Publishing is a world of discretionary spending – readers can choose what they read and when. If a book doesn’t resonate with readers, they won’t recommend it and they won’t purchase future books by the author. So in publishing the editor acts as an intermediary, identifying where there may be gaps that prevent the author’s message reaching and resonating with their readers, and working with the author to address them and realise their book’s full potential. Of course, this benefits the publishers who can then sell more books.

In corporate and government environments, the stakes are exponentially higher. The “readers” – in this case stakeholders such as the public or employees – can’t just opt out. They can’t just choose another source. The message must get through.
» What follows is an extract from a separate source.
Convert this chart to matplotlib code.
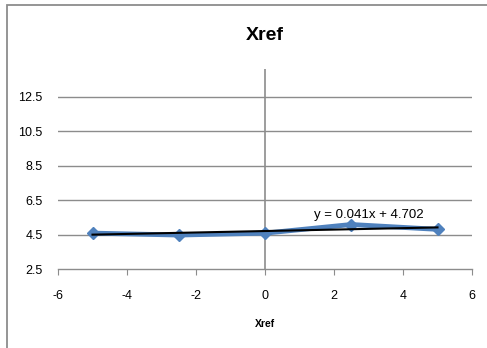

And if it doesn’t get through, it can affect entire lives.

Being an advocate

This is where the communication and change managers offer a particular value to leaders and project managers, the senders of the information. I’ve heard experts explain how we – comms and change folk – are facilitators, bringing together different parts of the organisation to unify and shape messaging and activities. What they usually fail to acknowledge is our pivotal role in bringing the voice of the people into those conversations.

Knowing who you’re advocating for

Primary research is fundamental for informing advocacy: unfounded assumptions and stereotypes can undermine your work in a flash. The Australian Bureau of Statistics is a great resource for understanding different groups within the Australian population, and many government departments regularly conduct robust research into specific stakeholder groups relevant to their work. Within organisations, reach out to HR for workforce data and employee engagement survey outcomes. And, of course, directly engaging with target stakeholder groups first-hand is invaluable. Focus groups, meetings or chatting in the lunch room. Connect with people. Ask questions.

Listen to their answers.

Defining stakeholder groups

Who needs to hear, understand and act on this information? Go deep and split your stakeholder groups into well-defined groups you can tailor communications to.

‘The public’ is big and broad, and almost no budget could ever be large enough to meaningfully cover all the bases, so it’s guaranteed you’ll miss most of them. Segmenting ‘the public’ into smaller groups of external stakeholders lets you get a bigger bang for your buck. Are there particular age groups who need to receive the message? Genders? Locations? Are there ambassadors, influencers, peak bodies or provider networks who will be conduits – both recipients and senders of the information? Homeowners or renters? Volunteers, environmental activists or mechanics?

Within an organisation, ‘all employees’ is equally unhelpful for defining internal stakeholders. Is it frontline workers, people managers or decision makers who need to understand? Call centre workers, policy writers or admin assistants?

Analysing stakeholders

What do you know about these groups that will likely affect how they receive the message?

What information will they be seeking? What language or literacy skills might affect their understanding? What pressures or priorities (e.g. financial or social) might influence how receptive they are? Whose opinion will they value and where might one group be able to influence another?

For internal stakeholders, how does this align with their values and those of the organisation? What are their workload pressures and how does this fit with their priorities? Who are their leaders and influencers? Who do they collaborate with or avoid?

Advocate by default

Use the above information to inform the communication and change activities in your strategies and plans. More importantly, be fluent with this information so you can advocate on the run.

We all know that leaders can be exceptionally busy, and that your quality communication or change strategy will probably receive barely a glance. So being able to repeatedly and seamlessly provide context as products move through approval processes, at project meetings and in executive briefings is invaluable.

Successful initiatives, organisational performance and, most importantly, individual wellbeing, are all dependent on how effectively communication and change professionals advocate for stakeholder needs.